Anaïs Massola : Dans l’ensemble, la librairie se situe plutôt dans un premier niveau, je dispose donc d’informations suffisantes pour me permettre d’effectuer de bons choix. Cela dépend comme toujours de la qualité de la personne avec laquelle je travaille et de ma propre connaissance des lignes éditoriales. Pourtant, certains diffuseurs avec lesquels je collabore en deuxième niveau sont loin de pouvoir me fournir des éléments probants me permettant d’effectuer un vrai travail de sélection sur les nouveautés. D’ailleurs, je suis déconcertée par les écarts de qualité des outils d’information entre les différents diffuseurs.

Que vous apporte le réseau de l’AILF ?

Anaïs Massola : Ce que j’apprécie le plus avec le réseau des libraires francophones, c’est l’échange de pratiques et de réalités fort contrastées. Connaître et comprendre le fonctionnement de la chaîne du livre dans d’autres pays permet de réfléchir autrement aux problématiques françaises. Ce regard neuf me semble essentiel aujourd’hui. Et puis j’y ai fait certaines de mes plus belles rencontres !

Librairie Le rideau rouge
Librairie Le rideau rouge, CC BY SA 2.0

Quel regard portez-vous sur l’industrie du livre ?

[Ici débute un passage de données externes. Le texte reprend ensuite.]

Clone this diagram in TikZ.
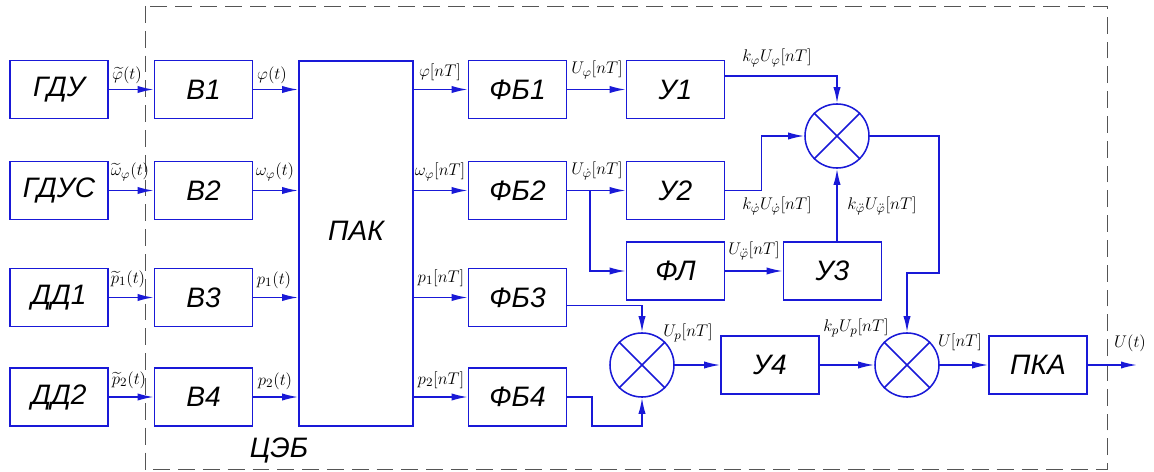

Anaïs Massola : Le livre est un objet qui porte en lui un grand désir de donner du sens, même un livre de cuisine. Cependant, l’industrie du livre actuelle est profondément capitaliste et en subit peut-être plus que d’autres toutes les absurdités. Je pense qu’il est grand temps d’avoir une réflexion de fond sur la surproduction et sur les relations entre les acteurs de la chaîne du livre. Si on perd ce qui fait sens dans nos métiers, on perdra, de fait, cette relation au livre qui nous rend encore aujourd’hui indispensables à la lecture.

Vous êtes administratrice du SLF et de l’AILF. À votre avis, ces deux associations ont-elles beaucoup de choses à partager ?

Anaïs Massola : La taille et le fonctionnement du SLF et de l’AILF sont différents, mais les enjeux principaux sont les mêmes : défense de la bibliodiversité et de l’accès au livre par tous. Ce qui est intéressant, c’est que, même si l’économie du livre francophone est régulée différemment sur le territoire français qu’à l’étranger, les dangers auxquels la profession est confrontée sont les mêmes : prédation d’Amazon, concentration des diffuseurs et des distributeurs, volonté des instances publiques de pousser le livre numérique, désengagement sur la lecture comme levier d’émancipation dans l’Éducation nationale… Je pense que le SLF a beaucoup à apprendre de ce qui se passe à l’international.